Some other thoughts:

  • This film is lucky enough to boast all-star actors in even the smallest of performances; Oscar winner Melissa Leo briefly appears as an employee at the rating agency. Marissa Tomei also has a small part as Carrell’s wife.
  • I’m really only familiar with Finn Wittrock from his work on American Horror Story, so I was kind of conditioned to think that when he appeared he was going to kill everyone. Sadly, he didn’t slice up even one banker, which would have made for an even more satisfying movie.
  • I would 100% sign up for an economics class taught by Anthony Bourdain.
  • This shouldn’t be a deciding factor in seeing the film, but Gosling and Pitt have much less screen time than Carrell and Bale.
  • Bale’s character rocks out to Metallica in the movie, which makes him aces in my book.
  • Even though you are rooting for all the investors in the film, they aren’t heroes. They all profit from this broken system, with varying impacts on their consciences. In a way, they are the lesser of two evils.

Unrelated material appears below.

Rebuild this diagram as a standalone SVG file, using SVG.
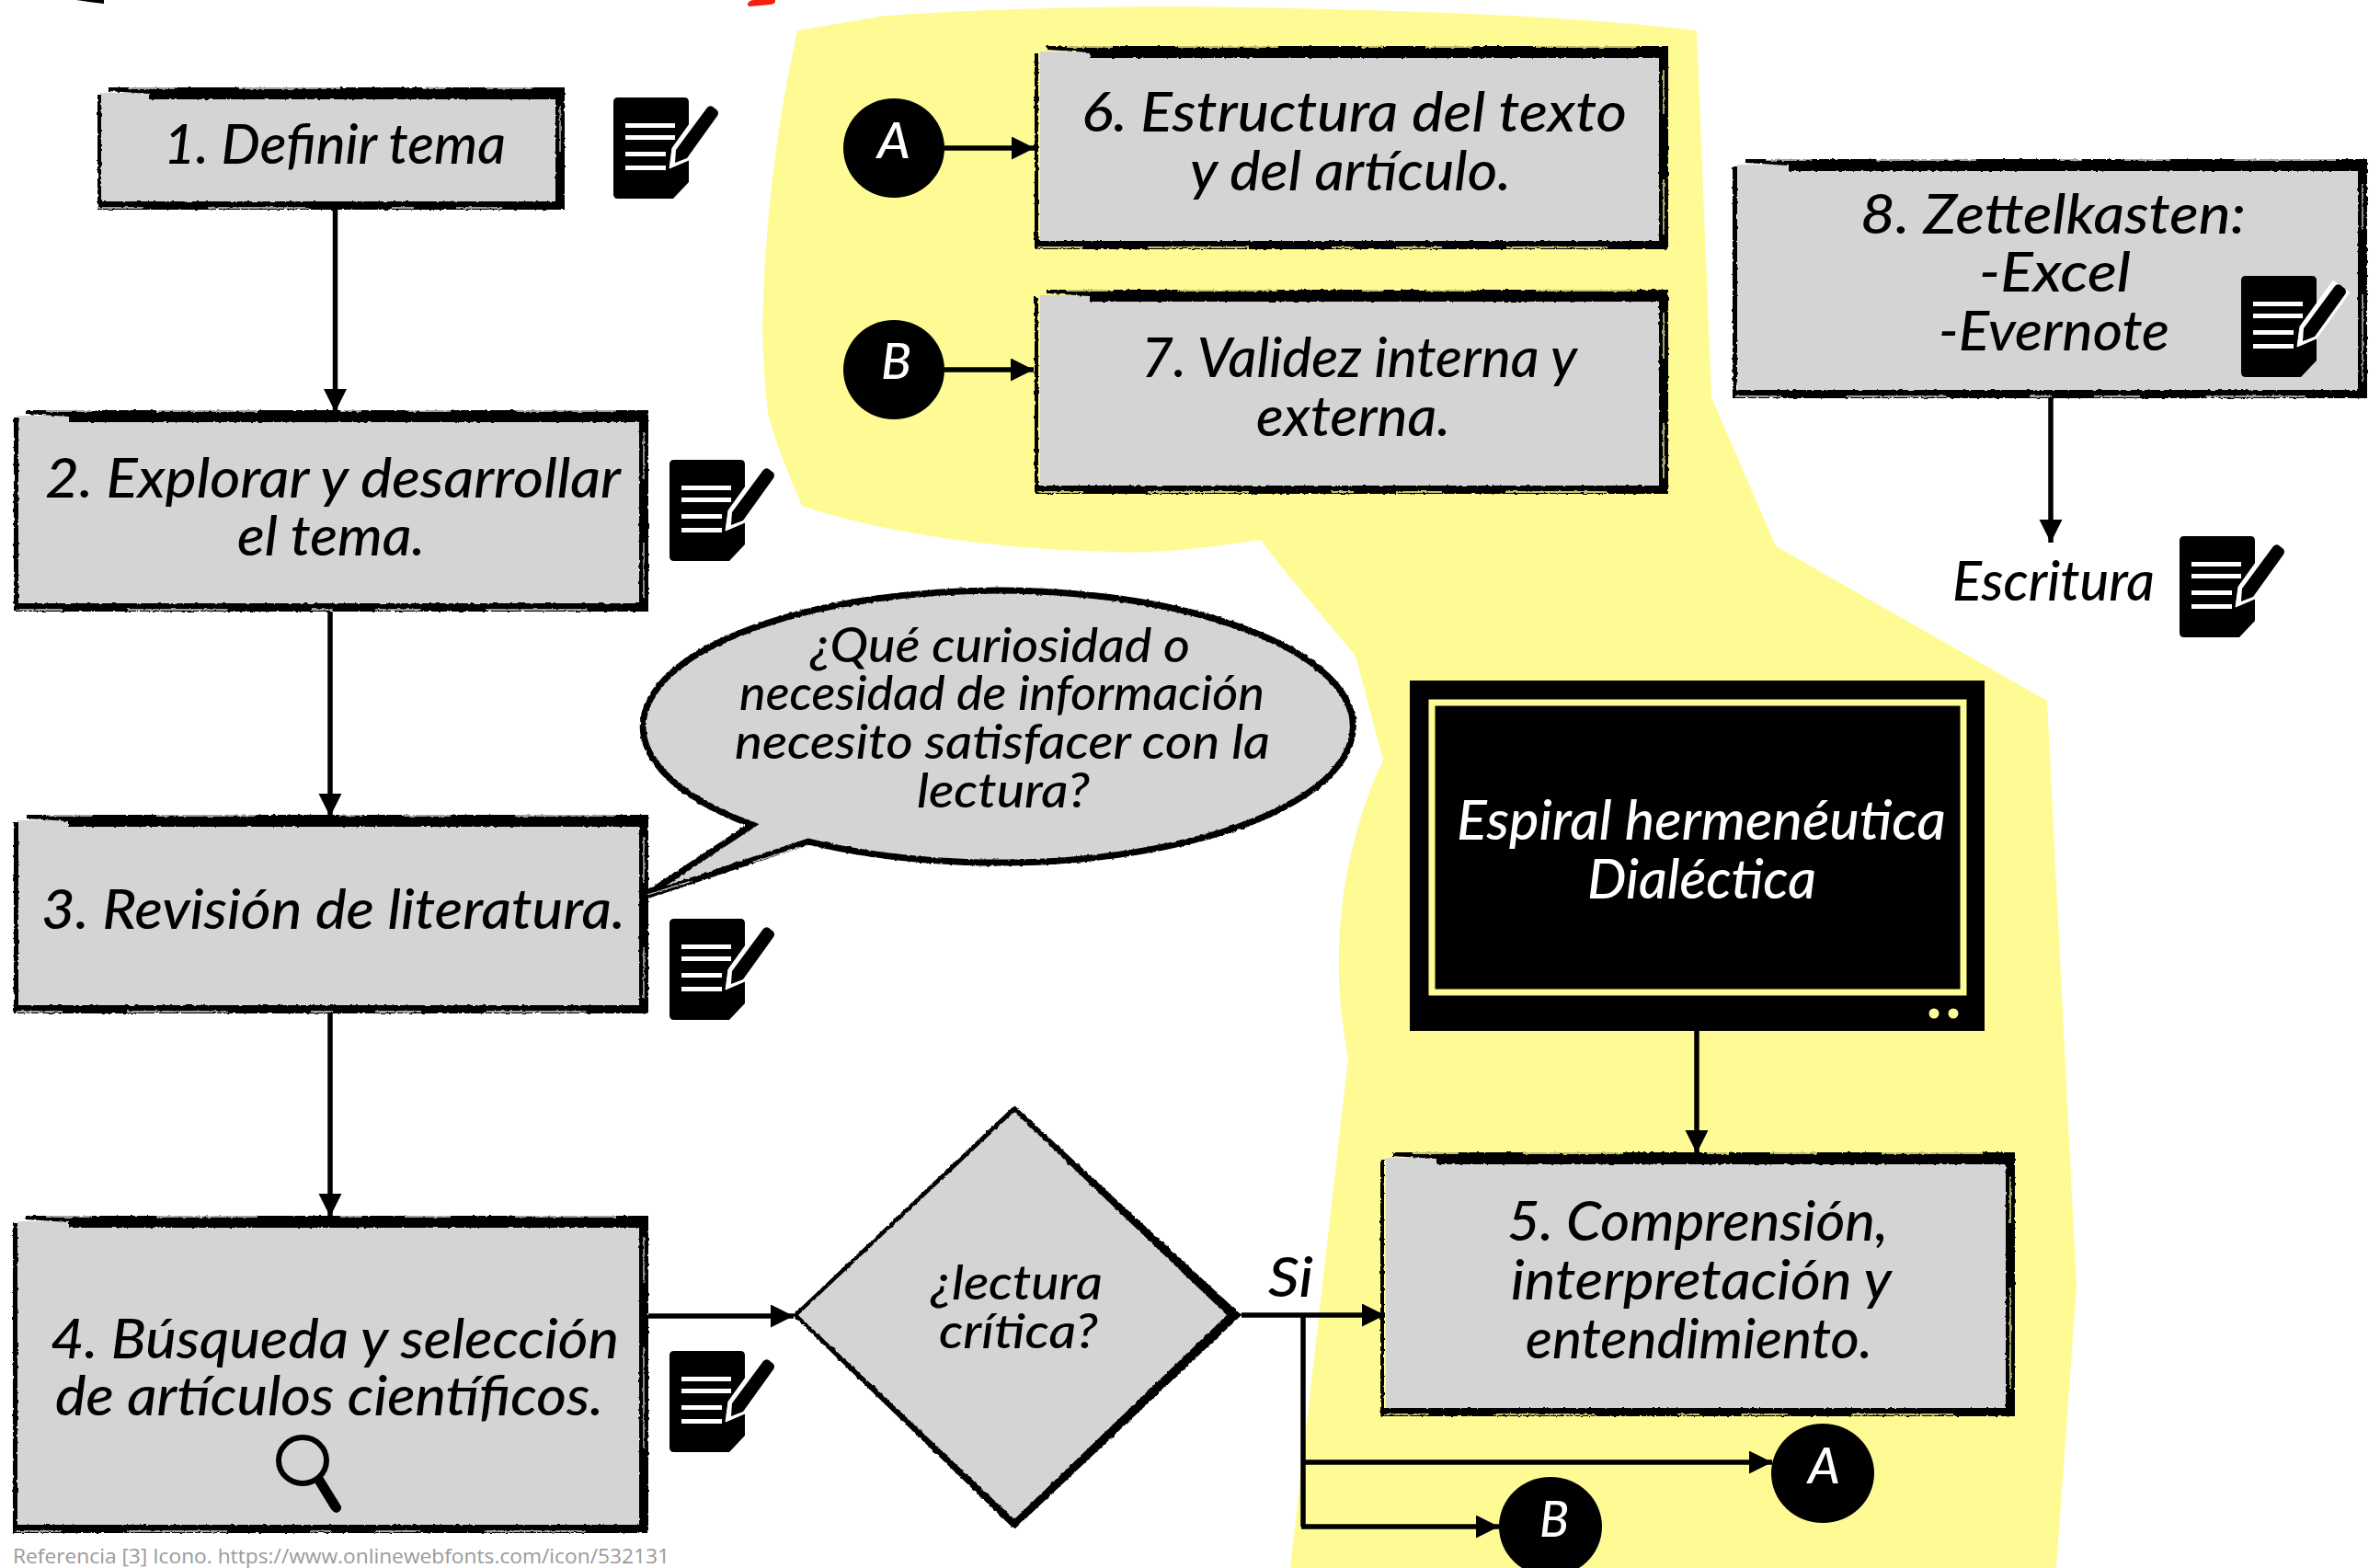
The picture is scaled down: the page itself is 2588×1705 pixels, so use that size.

The Big Short manages to do what many people would think is unthinkable – create a movie that doubles as both entertainment and an economics lecture. The stellar cast and smart directing choices makes The Big Short an immensely watchable film that also serves as a primer for understanding why the global recession of 2008 occurred. It’s a fun, yet frustrating movie, since it is clear that because so few people were held accountable for their role in the collapse, they continue their dangerous practices, just under another name. The Big Short is a smart and funny movie that will also make you angry. It’s a heist movie, a satire and true crime, all rolled into one.